Мы были друг от друга на расстоянии менее двух метров. Может, он не расслышал моих слов? Я задумалась. А вдруг он услышал что-то другое, а не то, что я сказала? Может быть, моя неожиданная нежность застала его врасплох, и его настолько переполнили чувства, что он потерял дар речи? В любом случае это было странно, и мне это не понравилось. Моей эмоциональной реакцией было смущение, затем мне стало стыдно, и стыд нарастал.

Я достигла противоположного берега через несколько минут после Стива, который остановился, чтобы отдышаться, но уже готовился плыть обратно. Мы были всего в двух шагах друг от друга. Я глубоко вдохнула и обдумала возможность попробовать еще раз. Я и так уже сделала попытку установления связи, которая находилась вне зоны моего комфорта, но вторая попытка казалась мне действительно страшной и, возможно, глупой. Но я знала, что Стив хотел бы сделать ее. Он пробовал бы двадцать раз, он храбрее меня. В песне «Аллилуйя» Леонарда Коэна есть слова:

Быть может, там, наверху, есть Бог,
Но любовь преподносит нам страшный урок:
Стреляй в того, кто первым вынет оружие…[9]

Вот так и меня воспитали: рань прежде, чем тебе сделают больно, или, по крайней мере, одновременно. Если пробуешь один раз и в результате страдаешь, можешь считать это уроком. Но если рискуешь второй раз и снова испытываешь боль, считай себя лопухом. Любовь, безусловно, самая страшная из моих арен.

В тот момент у меня, только что написавшей книгу о смелости и уязвимости, никак не получалось справиться со страхом и рискнуть еще раз. Поэтому я приказала себе говорить сердцем. Я улыбнулась в надежде смягчить Стива и второй раз попробовала установить душевную связь: «Здесь так здорово. Мне нравится плавать с тобой вместе, я чувствую, как мы близки».

Казалось, он смотрел сквозь меня, а не на меня, когда произнес: «Да. Приятно поплавать» – и поплыл дальше. «Что за ерунда, – пронеслось у меня в мозгу. – Что происходит? Я не понимаю, что мне чувствовать – унижение или злость?» Мне хотелось плакать и кричать, но, вместо того чтобы дать волю своей тревоге, я глубоко вдохнула и поплыла обратно через бухту.

Я догнала Стива уже почти у причала. Я была физически и эмоционально вымотана. У меня даже немного кружилась голова. Стив подплыл к шаткой металлической лестнице и начал подниматься на мостки.

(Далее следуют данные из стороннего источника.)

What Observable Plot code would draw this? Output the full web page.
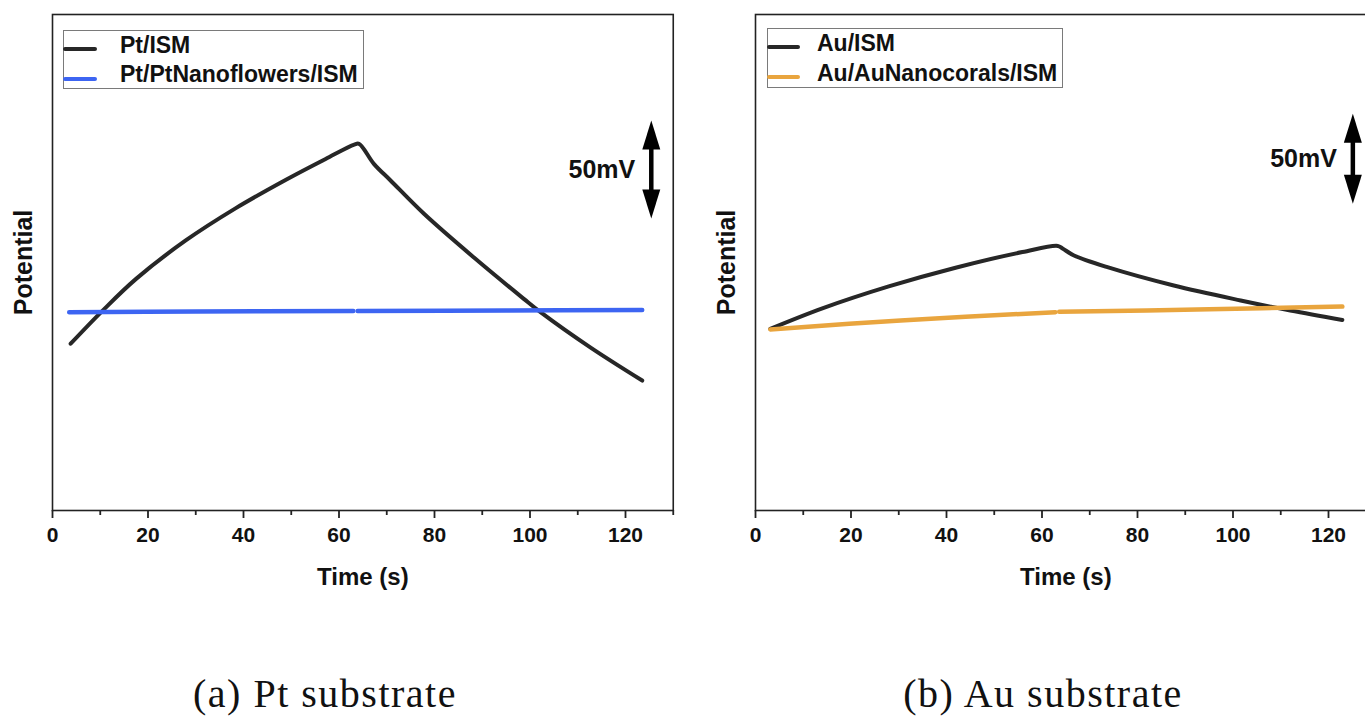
<!DOCTYPE html>
<html>
<head>
<meta charset="utf-8">
<script src="https://cdn.jsdelivr.net/npm/d3@7"></script>
<script src="https://cdn.jsdelivr.net/npm/@observablehq/plot@0.6"></script>
<style>
  html, body { margin: 0; padding: 0; background: #fff; overflow: hidden; }
  #page { position: relative; width: 1365px; height: 717px; overflow: hidden; background: #fff;
          font-family: "Liberation Sans", Arial, sans-serif; }
  .panel { position: absolute; top: 0; }
  .legend-box { position: absolute; border: 1.5px solid #7a7a7a; box-sizing: border-box; }
  .swatch { position: absolute; height: 4px; border-radius: 2px; }
  .legend-text { position: absolute; font-weight: bold; font-size: 23px; line-height: 23px;
                 white-space: nowrap; color: #111; }
  .caption { position: absolute; font-family: "Liberation Serif", "Times New Roman", serif;
             font-size: 40px; line-height: 40px; letter-spacing: 1.5px; white-space: nowrap;
             transform: translateX(-50%); color: #111; }
</style>
</head>
<body>
<div id="page"></div>
<script>
// Shared time axis
const xDomain = [0, 130];
const majorTicks = [0, 20, 40, 60, 80, 100, 120];
const minorTicks = [10, 30, 50, 70, 90, 110, 130];

// Chronopotentiograms on Pt (potential in mV, arbitrary offset)
const ptIsmTime      = [3.8, 10.5, 17.5, 27.9, 38.4, 48.9, 57.2, 63.2, 64.2, 67.3, 70.8, 77.8, 88.2, 98.7, 102.2, 112.7, 123.5];
const ptIsmPotential = [85.1, 102.0, 118.2, 137.8, 154.3, 168.8, 179.4, 186.7, 187.1, 176.9, 168.4, 151.4, 129.2, 108.0, 101.2, 83.1, 66.3];
const ptFlowerTime      = [3.5, 30, 63.0, 63.9, 95, 123.5];
const ptFlowerPotential = [101.2, 101.5, 101.8, 101.8, 102.1, 102.3];
const ptFlowerStep      = ["+i", "+i", "+i", "-i", "-i", "-i"];

// Chronopotentiograms on Au (potential in mV, arbitrary offset)
const auIsmTime      = [3.1, 14.0, 27.9, 41.9, 55.9, 63.3, 64.3, 66.7, 73.7, 87.6, 101.6, 112.0, 122.9];
const auIsmPotential = [100.9, 112.3, 124.5, 134.9, 143.6, 147.0, 145.6, 141.7, 135.2, 125.0, 116.7, 111.1, 105.9];
const auCoralTime      = [3.1, 30.4, 62.8, 63.6, 95, 122.9];
const auCoralPotential = [100.6, 105.6, 110.2, 110.4, 111.8, 113.3];
const auCoralStep      = ["+i", "+i", "+i", "-i", "-i", "-i"];

// 50 mV scale bars
const scaleBarTime = [125.4, 125.1];
const scaleBarFrom = [149, 170.4];
const scaleBarSpan = 50;

// Potential window shown in each panel (mV)
const potentialRange = [253.1, 275.6];

const labels = {
  pt: ["Pt/ISM", "Pt/PtNanoflowers/ISM"],
  au: ["Au/ISM", "Au/AuNanocorals/ISM"],
  captions: ["(a) Pt substrate", "(b) Au substrate"]
};
const colors = { ism: "#272727", pt: "#3d65f2", au: "#e9a53e" };

const toRows = (times, values, steps) =>
  times.map((t, i) => ({ time: t, potential: values[i], step: steps ? steps[i] : "all" }));

// Filled, elongated arrow head with its tip at the anchor point
const arrowHead = {
  draw(ctx) {
    ctx.moveTo(0, 0);
    ctx.lineTo(9, 29);
    ctx.lineTo(-9, 29);
    ctx.closePath();
  }
};

function panel({ width, marginLeft, marginRight, yMax, ism, modified, modColor, barT, barFrom }) {
  const bar = [{ t: barT, from: barFrom, to: barFrom + scaleBarSpan, mid: barFrom + scaleBarSpan / 2 }];
  return Plot.plot({
    width, height: 600,
    marginLeft, marginRight, marginTop: 14, marginBottom: 90,
    x: { domain: xDomain, axis: null },
    y: { domain: [0, yMax], axis: null },
    style: { fontFamily: "'Liberation Sans', Arial, sans-serif", color: "#111", background: "transparent" },
    marks: [
      Plot.frame({ stroke: "#222", strokeWidth: 1.6 }),
      Plot.axisX({ ticks: minorTicks, tickSize: 5, tickFormat: () => "", strokeWidth: 1.8, stroke: "#222", label: null }),
      Plot.axisX({ ticks: majorTicks, tickSize: 8, tickPadding: 9, tickFormat: d => String(d),
                   strokeWidth: 1.8, stroke: "#222", fontSize: 21, fontWeight: "bold", fill: "#111", label: null }),
      Plot.text(["Time (s)"], { frameAnchor: "bottom", dy: 67, lineAnchor: "middle",
                                fontSize: 24, fontWeight: "bold", fill: "#111" }),
      Plot.text(["Potential"], { frameAnchor: "left", dx: -29, rotate: -90, textAnchor: "middle", lineAnchor: "middle",
                                 fontSize: 25, fontWeight: "bold", fill: "#111" }),
      Plot.line(ism, { x: "time", y: "potential", stroke: colors.ism, strokeWidth: 4, curve: "catmull-rom" }),
      Plot.line(modified, { x: "time", y: "potential", z: "step", stroke: modColor, strokeWidth: 4.5, curve: "catmull-rom" }),
      Plot.ruleX(bar, { x: "t", y1: "to", y2: "from", stroke: "#000", strokeWidth: 4.5, insetTop: 12, insetBottom: 12 }),
      Plot.dot(bar, { x: "t", y: "to", symbol: arrowHead, fill: "#000", stroke: "none" }),
      Plot.dot(bar, { x: "t", y: "from", symbol: arrowHead, rotate: 180, fill: "#000", stroke: "none" }),
      Plot.text(bar, { x: "t", y: "mid", text: () => "50mV", dx: -16, textAnchor: "end", lineAnchor: "middle",
                       fontSize: 25, fontWeight: "bold", fill: "#111" })
    ]
  });
}

const page = document.getElementById("page");

function place(node, left) {
  node.classList.add("panel");
  node.style.left = left + "px";
  page.appendChild(node);
}

place(panel({
  width: 682, marginLeft: 52, marginRight: 9.25, yMax: potentialRange[0],
  ism: toRows(ptIsmTime, ptIsmPotential),
  modified: toRows(ptFlowerTime, ptFlowerPotential, ptFlowerStep),
  modColor: colors.pt, barT: scaleBarTime[0], barFrom: scaleBarFrom[0]
}), 0);

place(panel({
  width: 704, marginLeft: 73, marginRight: 10.25, yMax: potentialRange[1],
  ism: toRows(auIsmTime, auIsmPotential),
  modified: toRows(auCoralTime, auCoralPotential, auCoralStep),
  modColor: colors.au, barT: scaleBarTime[1], barFrom: scaleBarFrom[1]
}), 682);

// Legends drawn over the upper-left corner of each frame
function legend({ box, swatchLeft, swatchWidth, rowsY, textLeft, textTops, names, swatchColors }) {
  const b = document.createElement("div");
  b.className = "legend-box";
  Object.assign(b.style, { left: box[0] + "px", top: box[1] + "px", width: box[2] + "px", height: box[3] + "px" });
  page.appendChild(b);
  names.forEach((name, i) => {
    const s = document.createElement("div");
    s.className = "swatch";
    Object.assign(s.style, { left: swatchLeft + "px", top: (rowsY[i] - 2) + "px", width: swatchWidth + "px",
                             background: swatchColors[i] });
    page.appendChild(s);
    const t = document.createElement("div");
    t.className = "legend-text";
    t.textContent = name;
    Object.assign(t.style, { left: textLeft + "px", top: textTops[i] + "px" });
    page.appendChild(t);
  });
}

legend({ box: [63, 30, 301, 59], swatchLeft: 63, swatchWidth: 34, rowsY: [49, 78.5], textLeft: 120,
         textTops: [33.5, 62.5], names: labels.pt, swatchColors: [colors.ism, colors.pt] });
legend({ box: [767, 28, 296, 60], swatchLeft: 767, swatchWidth: 33, rowsY: [46.7, 76.7], textLeft: 817,
         textTops: [32.2, 61.5], names: labels.au, swatchColors: [colors.ism, colors.au] });

// Sub-figure captions
[[325, labels.captions[0]], [1043, labels.captions[1]]].forEach(([cx, text]) => {
  const c = document.createElement("div");
  c.className = "caption";
  c.textContent = text;
  Object.assign(c.style, { left: cx + "px", top: "674px" });
  page.appendChild(c);
});
</script>
</body>
</html>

– Можешь вернуться обратно в воду? – спросила я. Это все, что на тот момент было в моей власти.

Он остановился и обернулся ко мне, стоя на лестнице.

– Вернись обратно в воду, пожалуйста!

Стив спустился ко мне.

– Что случилось? – спросил он, когда мы посмотрели друг на друга, держась на плаву рядом с причалом.

«Что происходит? – думала я. – Он хочет знать, что случилось? Я понятия не имею, что случилось». Я знала только то, что я уже успела придумать сценарий на остаток утра, и, если ничего не предпринять, день будет кошмарный. Мы подобное уже проходили тысячу раз.

Мы поднялись бы на мостки, вытерлись и пошли к дому. Мы бы бросили свои полотенца на перилах крыльца, пошли на кухню, и Стив спросил бы: «Что у нас на завтрак, милая?»

Я бы посмотрела на него и ответила с сарказмом: «Я не знаю, дорогой. Лучше давай спросим у феи завтраков». Я бы подняла глаза к потолку, уперла руки в боки и произнесла: «О фея завтраков! Что у нас сегодня на завтрак?» Потом после достаточно длительной драматической паузы я бы завела старую пластинку: «Знаешь, Стив, я вообще забыла, что такое отпуск. Я забыла, что должна отвечать за завтрак. И за обед. И за ужин. И за стирку. И за сборы. И за очки. И за солнцезащитный крем. И за спрей. И за покупки. И…» В какой-то момент Стив спросил бы с тревогой: «Что-то случилось? Я что-то пропустил?» А потом между нами началась бы «холодная война» продолжительностью до суток.